Zhao et al. (2016) recently identified a mutant line harboring an insertion in the gene encoding CASEIN1-LIKE PROTEIN2 (CKL2) in a screen for mutants that wilt more readily than the wild type and are less sensitive to abscisic acid (ABA)-induced stomatal closure. The authors found that CKL2, which is expressed in many tissues of the plant, is induced by both ABA and water-loss treatment. To examine the subcellular localization of CKL2, the authors transformed both wild-type and ckl2 mutant plants with a CKL2pro:GFP-CKL2 construct. The construct rescued the stomatal closure defect and drought-sensitive phenotype of the mutant. The finding that GFP-labeled CKL2 formed filamentous networks in several cell types, including guard cells, suggested that CKL2 associates with cytoskeletal elements. Pharmacological studies showed that CKL2 colocalized with actin filaments, but not with microtubules. In addition, GFP-labeled CKL2 colocalized with rhodamine-phalloidin-stained actin filaments in a cell suspension. However, a cosedimentation assay showed that CKL2 does not bind to actin in vitro.
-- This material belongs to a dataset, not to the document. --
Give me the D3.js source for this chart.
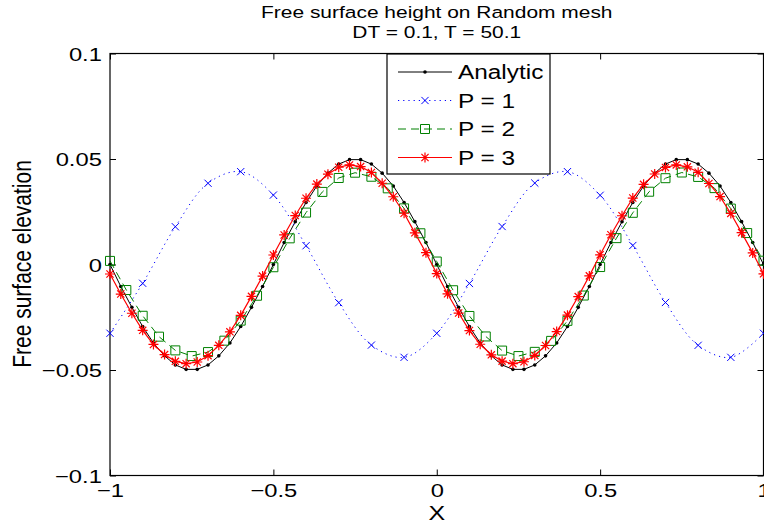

A comparison of fluorescently labeled actin microfilaments in wild-type and ckl2 guard cells showed that the actin filaments of the mutant were disrupted more rapidly by treatment with the actin-destabilizing drug latrunculin A than were those of the wild type, suggesting that CKL2 stabilizes actin filaments in guard cells. Further analysis showed that this actin-stabilizing activity of CKL2 is essential for the construction of longitudinal actin cables during ABA-induced stomatal closure. Finally, the authors showed that CKL2 interacts with and phosphorylates actin depolymerizing factor 4 (ADF4), thereby blocking its actin filament disassembly activity.
Based on these findings, the authors propose that CKL2 regulates actin cytoskeleton remodeling during stomatal closure by phosphorylating ADF4 (see figure). Future research should examine how actin filament remodeling affects cellular processes in guard cells to bring about changes in stomatal aperture.
Simplified model of ABA-induced stomatal closure. Actin microfilaments undergo dramatic changes during stomatal closure, changing from radial filaments in open stomata (left), to a disorganized array in closing stomata (middle), to thick longitudinal cables in closed stomata (right). ABA-induced CKL2 blocks ADF activity late in this process, thereby stabilizing actin microfilaments. (Adapted from Zhao et al. [2016], Figure 8.)